— Start of Supplied material —
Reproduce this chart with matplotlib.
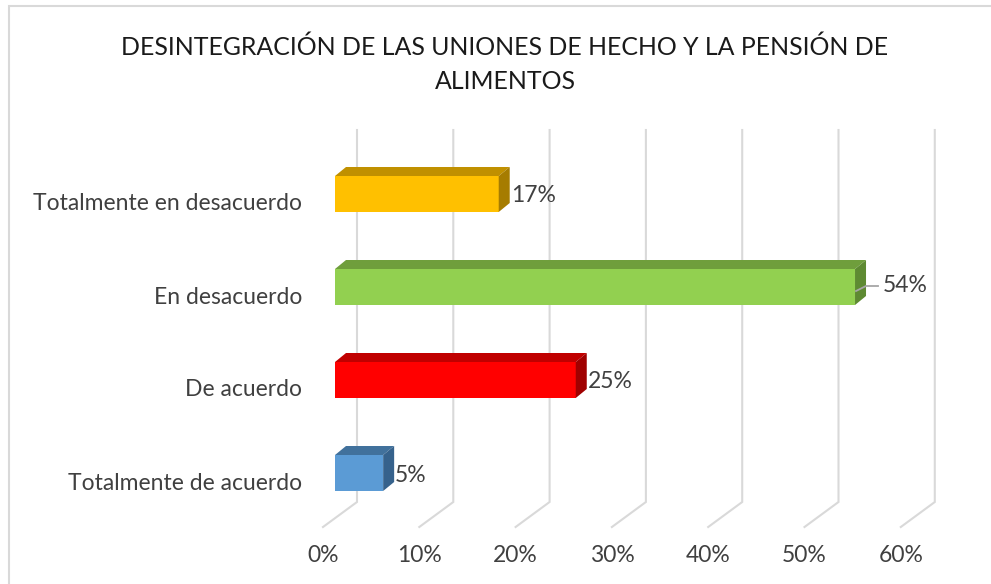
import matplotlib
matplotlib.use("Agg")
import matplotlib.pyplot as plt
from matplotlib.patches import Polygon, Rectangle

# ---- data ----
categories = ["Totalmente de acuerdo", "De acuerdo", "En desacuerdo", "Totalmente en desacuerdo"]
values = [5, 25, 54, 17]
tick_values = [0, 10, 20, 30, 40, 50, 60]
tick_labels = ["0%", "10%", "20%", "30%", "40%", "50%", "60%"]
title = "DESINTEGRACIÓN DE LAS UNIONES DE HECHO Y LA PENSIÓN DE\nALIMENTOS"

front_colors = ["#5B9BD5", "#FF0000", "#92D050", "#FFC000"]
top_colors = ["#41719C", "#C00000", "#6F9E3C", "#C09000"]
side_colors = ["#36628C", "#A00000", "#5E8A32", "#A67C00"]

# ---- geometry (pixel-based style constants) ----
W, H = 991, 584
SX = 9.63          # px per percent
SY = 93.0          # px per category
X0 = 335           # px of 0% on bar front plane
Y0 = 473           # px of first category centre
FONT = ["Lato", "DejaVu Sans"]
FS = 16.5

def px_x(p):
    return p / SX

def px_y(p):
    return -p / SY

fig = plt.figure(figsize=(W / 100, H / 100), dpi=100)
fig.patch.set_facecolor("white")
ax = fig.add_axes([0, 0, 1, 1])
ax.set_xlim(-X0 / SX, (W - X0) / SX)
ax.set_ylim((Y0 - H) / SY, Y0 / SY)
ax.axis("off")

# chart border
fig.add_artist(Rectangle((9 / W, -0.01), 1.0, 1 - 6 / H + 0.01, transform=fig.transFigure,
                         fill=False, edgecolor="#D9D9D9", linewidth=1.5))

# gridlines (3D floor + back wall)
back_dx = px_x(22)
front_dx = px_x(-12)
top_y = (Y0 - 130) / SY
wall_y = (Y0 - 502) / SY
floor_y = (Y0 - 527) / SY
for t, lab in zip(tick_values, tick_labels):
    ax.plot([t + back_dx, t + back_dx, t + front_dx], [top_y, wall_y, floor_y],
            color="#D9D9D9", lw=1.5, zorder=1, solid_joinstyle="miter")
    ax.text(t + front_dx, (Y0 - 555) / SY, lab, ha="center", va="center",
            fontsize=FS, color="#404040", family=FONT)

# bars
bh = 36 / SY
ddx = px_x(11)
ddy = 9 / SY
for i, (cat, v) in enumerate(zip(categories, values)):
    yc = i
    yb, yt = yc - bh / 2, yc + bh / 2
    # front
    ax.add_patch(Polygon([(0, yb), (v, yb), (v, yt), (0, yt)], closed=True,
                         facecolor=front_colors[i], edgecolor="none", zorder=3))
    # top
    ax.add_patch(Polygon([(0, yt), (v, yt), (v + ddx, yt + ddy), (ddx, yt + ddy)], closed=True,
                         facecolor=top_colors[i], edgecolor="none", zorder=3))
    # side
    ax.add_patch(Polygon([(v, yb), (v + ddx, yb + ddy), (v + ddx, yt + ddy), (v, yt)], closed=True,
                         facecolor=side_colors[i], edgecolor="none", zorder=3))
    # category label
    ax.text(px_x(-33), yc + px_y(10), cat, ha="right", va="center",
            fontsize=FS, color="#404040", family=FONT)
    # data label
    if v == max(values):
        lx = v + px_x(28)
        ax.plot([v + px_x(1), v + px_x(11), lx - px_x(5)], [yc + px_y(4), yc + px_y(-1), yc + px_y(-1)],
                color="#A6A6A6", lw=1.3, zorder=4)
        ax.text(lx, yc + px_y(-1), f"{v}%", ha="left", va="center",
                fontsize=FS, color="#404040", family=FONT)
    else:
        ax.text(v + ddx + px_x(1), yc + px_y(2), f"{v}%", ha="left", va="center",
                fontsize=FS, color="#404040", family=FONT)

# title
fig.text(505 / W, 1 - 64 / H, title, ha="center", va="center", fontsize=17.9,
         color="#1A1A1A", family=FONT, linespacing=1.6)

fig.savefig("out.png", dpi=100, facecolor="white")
— End of Supplied material —
Exercise details
Restate the whole of the material word for word without the pictures.

Problem solution
Reproduce this chart with matplotlib.
import matplotlib
matplotlib.use("Agg")
import matplotlib.pyplot as plt
from matplotlib.patches import Polygon, Rectangle

# ---- data ----
categories = ["Totalmente de acuerdo", "De acuerdo", "En desacuerdo", "Totalmente en desacuerdo"]
values = [5, 25, 54, 17]
tick_values = [0, 10, 20, 30, 40, 50, 60]
tick_labels = ["0%", "10%", "20%", "30%", "40%", "50%", "60%"]
title = "DESINTEGRACIÓN DE LAS UNIONES DE HECHO Y LA PENSIÓN DE\nALIMENTOS"

front_colors = ["#5B9BD5", "#FF0000", "#92D050", "#FFC000"]
top_colors = ["#41719C", "#C00000", "#6F9E3C", "#C09000"]
side_colors = ["#36628C", "#A00000", "#5E8A32", "#A67C00"]

# ---- geometry (pixel-based style constants) ----
W, H = 991, 584
SX = 9.63          # px per percent
SY = 93.0          # px per category
X0 = 335           # px of 0% on bar front plane
Y0 = 473           # px of first category centre
FONT = ["Lato", "DejaVu Sans"]
FS = 16.5

def px_x(p):
    return p / SX

def px_y(p):
    return -p / SY

fig = plt.figure(figsize=(W / 100, H / 100), dpi=100)
fig.patch.set_facecolor("white")
ax = fig.add_axes([0, 0, 1, 1])
ax.set_xlim(-X0 / SX, (W - X0) / SX)
ax.set_ylim((Y0 - H) / SY, Y0 / SY)
ax.axis("off")

# chart border
fig.add_artist(Rectangle((9 / W, -0.01), 1.0, 1 - 6 / H + 0.01, transform=fig.transFigure,
                         fill=False, edgecolor="#D9D9D9", linewidth=1.5))

# gridlines (3D floor + back wall)
back_dx = px_x(22)
front_dx = px_x(-12)
top_y = (Y0 - 130) / SY
wall_y = (Y0 - 502) / SY
floor_y = (Y0 - 527) / SY
for t, lab in zip(tick_values, tick_labels):
    ax.plot([t + back_dx, t + back_dx, t + front_dx], [top_y, wall_y, floor_y],
            color="#D9D9D9", lw=1.5, zorder=1, solid_joinstyle="miter")
    ax.text(t + front_dx, (Y0 - 555) / SY, lab, ha="center", va="center",
            fontsize=FS, color="#404040", family=FONT)

# bars
bh = 36 / SY
ddx = px_x(11)
ddy = 9 / SY
for i, (cat, v) in enumerate(zip(categories, values)):
    yc = i
    yb, yt = yc - bh / 2, yc + bh / 2
    # front
    ax.add_patch(Polygon([(0, yb), (v, yb), (v, yt), (0, yt)], closed=True,
                         facecolor=front_colors[i], edgecolor="none", zorder=3))
    # top
    ax.add_patch(Polygon([(0, yt), (v, yt), (v + ddx, yt + ddy), (ddx, yt + ddy)], closed=True,
                         facecolor=top_colors[i], edgecolor="none", zorder=3))
    # side
    ax.add_patch(Polygon([(v, yb), (v + ddx, yb + ddy), (v + ddx, yt + ddy), (v, yt)], closed=True,
                         facecolor=side_colors[i], edgecolor="none", zorder=3))
    # category label
    ax.text(px_x(-33), yc + px_y(10), cat, ha="right", va="center",
            fontsize=FS, color="#404040", family=FONT)
    # data label
    if v == max(values):
        lx = v + px_x(28)
        ax.plot([v + px_x(1), v + px_x(11), lx - px_x(5)], [yc + px_y(4), yc + px_y(-1), yc + px_y(-1)],
                color="#A6A6A6", lw=1.3, zorder=4)
        ax.text(lx, yc + px_y(-1), f"{v}%", ha="left", va="center",
                fontsize=FS, color="#404040", family=FONT)
    else:
        ax.text(v + ddx + px_x(1), yc + px_y(2), f"{v}%", ha="left", va="center",
                fontsize=FS, color="#404040", family=FONT)

# title
fig.text(505 / W, 1 - 64 / H, title, ha="center", va="center", fontsize=17.9,
         color="#1A1A1A", family=FONT, linespacing=1.6)

fig.savefig("out.png", dpi=100, facecolor="white")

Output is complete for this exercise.